People think they're judging an object.
The system is judging a credential.
Security features are not there to look fancy
This is another thing people get wrong.
A lot of people talk about security features like they're decoration. As if the point is just to make the card look advanced or harder to copy casually.
That's not the point.
Security features exist because identity documents are built to resist imitation and expose inconsistency. The UK government's 2025 guidance on examining identity documents says counterfeiters often simulate the security features you would expect to see on official documents, but examiners are specifically told to look for inconsistencies in fonts, layout, print quality, and document construction. It also notes that equipment like magnifiers can help reveal counterfeit print or signs of tampering.
That matters because it kills the lazy assumption that "if the holograms look okay, it's fine."
A fake doesn't have to be obviously terrible to fail.
It just has to be wrong in the wrong place.
Why some fake IDs fail faster than people expect
When people hear "fails instantly," they usually imagine a dramatic moment. Someone spots one weird detail, calls it out, and that's the end of it.

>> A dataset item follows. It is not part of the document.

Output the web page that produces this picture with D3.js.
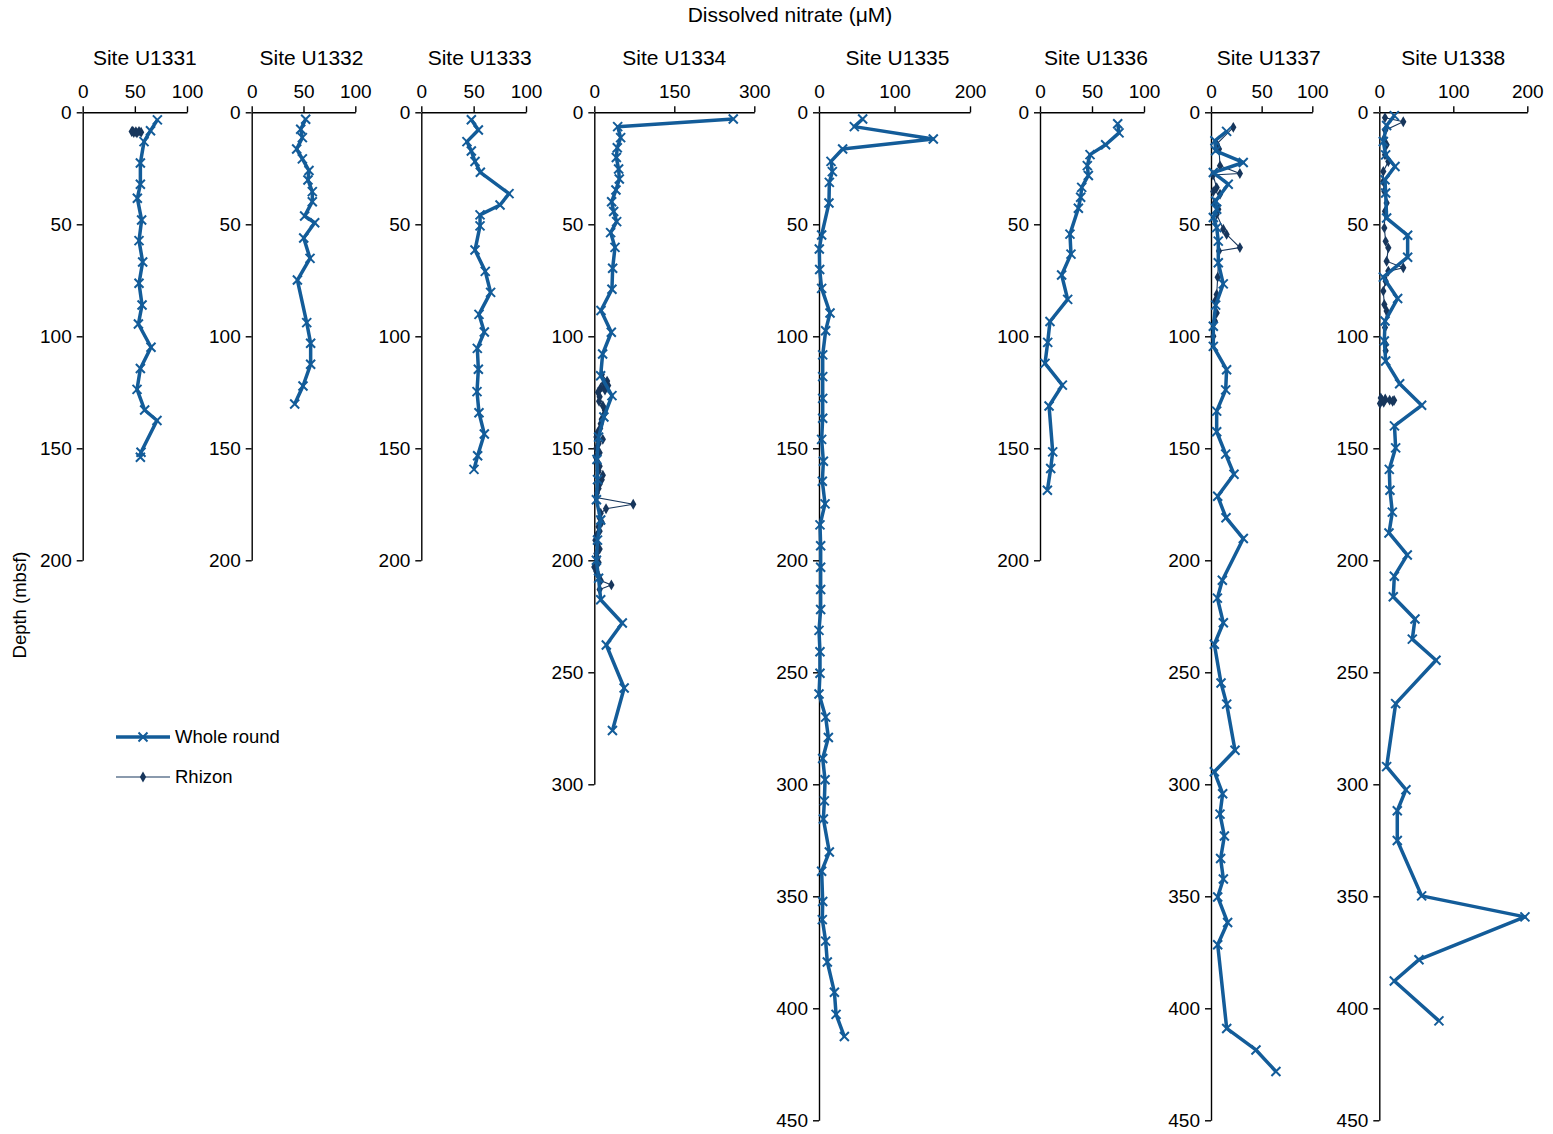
<!DOCTYPE html>
<html>
<head>
<meta charset="utf-8">
<script src="https://cdn.jsdelivr.net/npm/d3@7"></script>
<style>
  body { margin: 0; background: #fff; }
  text { font-family: "Liberation Sans", Arial, sans-serif; fill: #000; }
  .axis path, .axis line { stroke: #000; stroke-width: 1.4; }
  .axis text { font-size: 19px; font-family: "Liberation Sans", Arial, sans-serif; }
</style>
</head>
<body>
<div id="container"></div>
<script>
const WIDTH = 1553;
const HEIGHT = 1134;
const TOP = 112.3;
const PX_PER_M = 2.24;
const WHOLE_COLOR = '#135c99';
const RHIZON_COLOR = '#17365c';

// Data: [depth (mbsf), nitrate (µM)]; null = gap in the line
const u1331Whole = [[3.4,71.6],[8.2,65],[13.1,58.8],[22.6,55.3],[32.1,55.3],[38.4,52.4],[48.1,56.5],[57.3,54],[66.8,57.5],[76.3,54],[86,56.9],[94.5,53.4],[104.9,65.5],[114.4,55.3],[123.7,52.1],[132.9,59.4],[137.6,71.2],[151.8,55.9],[154,55.3]];
const u1331Rhizon = [[8.4,48],[8.7,51],[8.5,54],[8.9,56],[9.2,52],[9.0,49],[8.6,47]];
const u1332Whole = [[3.1,52.1],[7.6,47.3],[11.3,48.9],[16.4,43.4],[20.8,48.9],[26,55.3],[30.2,54.3],[35.4,58.5],[39.9,58.5],[46.3,51.1],[49.3,60.8],[56.1,50.2],[65.2,56.3],[74.9,44.1],[93.9,53.1],[103.1,56.9],[112.5,56.9],[122.2,49.5],[130.2,41.5]];
const u1333Whole = [[3.3,47.8],[7.9,54.5],[13.1,43.6],[17.3,47.8],[22,51.3],[26.8,56.4],[36.3,83.8],[41.4,75.2],[45.8,56.1],[50.7,56.1],[61.5,51.3],[71,61.1],[80.4,66.2],[90.2,55.1],[98.1,60.2],[105.4,53.5],[114.7,54.5],[124.7,53.2],[134.1,55.1],[143.6,60.2],[153.3,53.8],[159.4,50.3]];
const u1334Whole = [[3,260.6],[6.4,43.8],[11.3,49.4],[15.8,43.1],[20.2,41.3],[25.3,45.6],[29.8,46.9],[34.7,40.6],[39.9,32.5],[44.3,36.3],[48.8,41.9],[53.7,30.6],[60.3,38.8],[69.6,34.4],[79,33.1],[88.5,12.5],[98.2,31.9],[107.9,15.6],[117.6,11.9],[126.5,33.1],[136,18],[145,8],[155,5],[164,6],[173,4],[182,12],[191,6],[200,4],[208,8],[217.6,12],[228,52.5],[237.8,22.5],[257,56],[276,34]];
const u1334Rhizon = [[117,14],[120,24],[121,18],[122,26],[123,12],[124,20],[125,7],[127,10],[129,9],[131,16],[133,20],[135,18],[137,14],[139,12],[141,11],[143,6],[145,4],[146,16],[148,8],[150,4],[152,10],[154,3],[156,6],[158,10],[160,8],[162,16],[164,14],[166,10],[168,8],[170,5],[172,4],[175,73],[177,22],[179,12],[181,10],[183,14],[185,8],[187,10],[189,4],[191,2],[193,6],[195,10],[197,4],[199,6],[201,8],[203,0],[205,4],[207,8],[209,12],[211,32],[213,10]];
const u1335Whole = [[3,57.8],[6.4,46.8],[11.9,151.4],[16.4,31.3],[21.9,15.9],[26.5,17.7],[31.3,13.7],[40.5,13.2],[54.8,3.5],[61,0.4],[70.2,0.9],[78.6,3.5],[89.6,14.6],[97.5,8.8],[108.3,4.9],[118,4.9],[127.7,4.9],[136.6,4.9],[146,3.5],[155.8,5.8],[164.7,4.4],[174.8,8],[184.2,1.3],[193.5,2.2],[203.1,2.2],[213,2.2],[222,2.2],[231.3,0],[240.8,1.3],[250.4,1.3],[259.7,0],[270,8.8],[279.1,12.4],[288.5,4.9],[298,8],[307.4,7.1],[315.5,5.8],[330.2,13.7],[338.8,3.5],[352.3,4.9],[360.4,4.4],[370,8.8],[379.3,11],[392.8,20.4],[402.7,22.6],[412.6,33.6]];
const u1336Whole = [[5.1,74.7],[9.2,76],[14.5,63.1],[18.9,48.1],[23.8,45.5],[28.2,46.5],[33.5,40.1],[37.9,39.1],[42.8,36.9],[54.4,28.8],[63.3,29.8],[72.6,20.8],[83.5,26.6],[93.4,9.6],[102.7,7.4],[112.1,4.8],[121.8,21.5],[131.1,8.7],[151.6,12.2],[159,10.3],[168.7,7.1]];
const u1337Whole = [[8.5,15.4],[12.7,3.9],[17.2,4.6],[22.4,31.8],[26.9,2.3],[32.1,17],[39.6,4.6],[43.3,5.6],[47,2.3],[51.5,5.6],[57.5,7.2],[67.2,7.2],[76.6,12.1],[86.1,4.6],[95.5,2.3],[104.5,2.3],[114.9,15.4],[123.9,14.5],[133.4,5.6],[142.6,5.6],[152.6,14.5],[161.6,22.7],[171.4,6.6],[181,14.8],[190.3,31.9],[208.9,11.2],[216.9,6.3],[227.9,12.2],[237.5,3.3],[254.8,9.9],[264.2,15.5],[284.8,23.7],[294.4,3.3],[304.2,11.5],[313.3,8.9],[323.1,13.2],[333.1,9.5],[342.3,12.2],[350.3,6.6],[361.7,16.4],[371.6,6.6],[409,15.5],[418.6,44.4],[428.2,64.1]];
const u1337Rhizon = [[6.7,22],[14.2,5.6],[16.4,7.9],[23.9,8.9],[27.3,28.5],[28,2],[33.6,5.6],[35.4,2.3],[36.6,8.9],[40.3,3.9],[43.3,7.2],[45.5,5.6],[52.2,12.1],[54.5,15.4],[60.4,28.5],[61.9,7.9],[73.6,6.6],[81.3,5.6],[84.3,3.9],[89.6,5.6],[93.3,3.9],[100,2.3]];
const u1338Whole = [[1.5,20.3],[5.9,9.9],[13,5.4],[19,8.6],[24.2,21.2],[30.1,7.7],[36,8.6],[47.2,9.9],[54.9,38.3],[64.7,38.3],[73.6,5.4],[83.1,24.8],[93.2,7.7],[102.1,6.8],[111,8.6],[121.2,27.5],[130.8,57.2],[140,20.5],[149.8,22.1],[159.4,13.5],[168.7,14.4],[178.5,17.6],[187.8,13.1],[197.6,37.8],[207.1,20.3],[216.3,18.9],[226.2,48.2],[235.2,44.6],[244.6,76.6],[264,22.1],[292.1,9.9],[302.4,36],[311.8,24.3],[325.1,24.3],[349.8,57.2],[359.2,196.8],[378.3,53.6],[387.8,20.3],[405.6,80.6]];
const u1338Rhizon = [[2.4,7.7],[4.2,32.4],[8,8],[11.6,6.8],[14.5,9.9],[19,7.7],[22,12.2],[26.4,5.4],[30.9,5.4],[35.3,6.8],[40.5,9.9],[44.2,7.7],[51.6,6.8],[57.6,8.6],[60.5,12.2],[66.5,9.9],[69.4,32.4],[70.9,12.2],[75.4,8.6],[79.8,5.4],[85.8,6.8],[88.7,9.9],[96.1,7.7],[103.6,8.6],[106.5,8.6],null,[127.5,2],[128,8],[128.5,14],[129,18],[128.6,20],[129.5,6],[130,1],[128.5,4]];

const siteNames = ['Site U1331', 'Site U1332', 'Site U1333', 'Site U1334', 'Site U1335', 'Site U1336', 'Site U1337', 'Site U1338'];
const xMaxes = [100, 100, 100, 300, 200, 100, 100, 200];
const depthMaxes = [200, 200, 200, 300, 450, 200, 450, 450];
const legendLabels = ['Whole round', 'Rhizon'];

// Panel layout (pixels)
const panelLeft = [82.7, 251.7, 421.3, 594.3, 819, 1040, 1211, 1379.3];
const panelRight = [187, 355.3, 526, 754.3, 970, 1144, 1312.3, 1527.3];
const labelShift = [10, 8, 6, 0, 3, 4, 7, 0];

const wholeData = [u1331Whole, u1332Whole, u1333Whole, u1334Whole, u1335Whole, u1336Whole, u1337Whole, u1338Whole];
const rhizonData = [u1331Rhizon, [], [], u1334Rhizon, [], [], u1337Rhizon, u1338Rhizon];

const svg = d3.select('#container').append('svg')
    .attr('width', WIDTH)
    .attr('height', HEIGHT);

const crossPath = (s) => 'M' + (-s) + ',' + (-s) + 'L' + s + ',' + s + 'M' + (-s) + ',' + s + 'L' + s + ',' + (-s);
const diamond = d3.symbol().type(d3.symbolDiamond).size(34);

siteNames.forEach(function (name, i) {
    const x = d3.scaleLinear().domain([0, xMaxes[i]]).range([panelLeft[i], panelRight[i]]);
    const y = d3.scaleLinear().domain([0, depthMaxes[i]]).range([TOP, TOP + depthMaxes[i] * PX_PER_M]);
    const g = svg.append('g');

    g.append('g')
        .attr('class', 'axis')
        .attr('transform', 'translate(0,' + TOP + ')')
        .call(d3.axisTop(x).tickValues([0, xMaxes[i] / 2, xMaxes[i]]).tickSizeOuter(0).tickPadding(8));
    g.append('g')
        .attr('class', 'axis')
        .attr('transform', 'translate(' + panelLeft[i] + ',0)')
        .call(d3.axisLeft(y).tickValues(d3.range(0, depthMaxes[i] + 1, 50)).tickSizeOuter(0).tickPadding(5));

    g.append('text')
        .attr('x', (panelLeft[i] + panelRight[i]) / 2 + labelShift[i])
        .attr('y', 65)
        .attr('text-anchor', 'middle')
        .style('font-size', '21px')
        .text(name);

    const line = d3.line()
        .defined(d => d !== null)
        .x(d => x(d[1]))
        .y(d => y(d[0]));

    // Rhizon (thin)
    const rhizonPoints = rhizonData[i].filter(d => d !== null);
    if (rhizonPoints.length) {
        g.append('path')
            .datum(rhizonData[i])
            .attr('d', line)
            .attr('fill', 'none')
            .attr('stroke', RHIZON_COLOR)
            .attr('stroke-width', 1.1);
        g.selectAll('.rh')
            .data(rhizonPoints)
            .enter().append('path')
            .attr('transform', d => 'translate(' + x(d[1]) + ',' + y(d[0]) + ')')
            .attr('d', diamond)
            .attr('fill', RHIZON_COLOR);
    }

    // Whole round (thick)
    g.append('path')
        .datum(wholeData[i])
        .attr('d', line)
        .attr('fill', 'none')
        .attr('stroke', WHOLE_COLOR)
        .attr('stroke-width', 3.5)
        .attr('stroke-linejoin', 'round');
    g.selectAll('.wr')
        .data(wholeData[i])
        .enter().append('path')
        .attr('transform', d => 'translate(' + x(d[1]) + ',' + y(d[0]) + ')')
        .attr('d', crossPath(4.5))
        .attr('stroke', WHOLE_COLOR)
        .attr('stroke-width', 2)
        .attr('fill', 'none');
});

// Titles
svg.append('text')
    .attr('x', 790)
    .attr('y', 22)
    .attr('text-anchor', 'middle')
    .style('font-size', '21px')
    .text('Dissolved nitrate (μM)');
svg.append('text')
    .attr('transform', 'translate(26,605) rotate(-90)')
    .attr('text-anchor', 'middle')
    .style('font-size', '18.5px')
    .text('Depth (mbsf)');

// Legend
const legend = svg.append('g');
legend.append('line')
    .attr('x1', 116).attr('x2', 170).attr('y1', 737).attr('y2', 737)
    .attr('stroke', WHOLE_COLOR).attr('stroke-width', 3.5);
legend.append('path')
    .attr('transform', 'translate(143,737)')
    .attr('d', crossPath(4.5))
    .attr('stroke', WHOLE_COLOR).attr('stroke-width', 2);
legend.append('line')
    .attr('x1', 116).attr('x2', 170).attr('y1', 777).attr('y2', 777)
    .attr('stroke', RHIZON_COLOR).attr('stroke-width', 1.1);
legend.append('path')
    .attr('transform', 'translate(143,777)')
    .attr('d', diamond)
    .attr('fill', RHIZON_COLOR);
legend.selectAll('.lt')
    .data(legendLabels)
    .enter().append('text')
    .attr('x', 175)
    .attr('y', (d, i) => 743 + i * 40)
    .style('font-size', '18.5px')
    .text(d => d);
</script>
</body>
</html>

Sometimes it's not that dramatic.
Sometimes a fake fails instantly because the environment is built to notice things that humans miss. Sometimes it fails because the data can't be reconciled. Sometimes it fails because the credential doesn't conform to expected standards. Sometimes it fails because the broader system is no longer relying on eyeballing alone. AAMVA's systems include not just DLDV, but also State-to-State verification, which allows a state to determine whether a person holds a driver license or identification card in another state and, for REAL ID compliance, whether a person already holds a REAL ID credential elsewhere.
That should tell you something important.
The ID environment is bigger, tighter, and more connected than the average person thinks.
So a card that seems "good enough" in isolation may not survive contact with the system around it.
The internet still talks about fake IDs like it's 2010
That's part of the confusion too.
A lot of online discussion still sounds stuck in an era when people thought the biggest hurdle was whether the card looked passable across a counter.
But identity checking has moved on.
Between REAL ID enforcement, verification systems, machine-readable standards, and the growing shift toward stronger digital and mobile identity frameworks, the world around IDs is not getting looser. It's getting more structured. DHS's REAL ID materials and AAMVA's standards both point in that direction, and AAMVA's site now openly frames the mobile driver license as part of the future of licensing and proof of identity.
That makes old-school "looks good to me" thinking even weaker.
Because the system is no longer built around casual trust.
It's built around structured trust.
Why a fake ID that looks good can still fail instantly
Because the visible side of the card is only the smallest part of what matters.
A fake can still fail right away if:
- the data doesn't match the issuing authority's records,
- the machine-readable elements don't conform to expected standards,
- the document construction shows inconsistencies,
- the credential doesn't fit issuer logic,
- or the check happens in a setting that relies on verification instead of appearance alone.
That's the real answer.
A fake ID that looks good can still fail instantly because modern IDs are not trusted just because they look right. They're trusted because they fit inside a much larger system of rules, records, standards, and checks. And copying the surface is a lot easier than copying the truth behind it.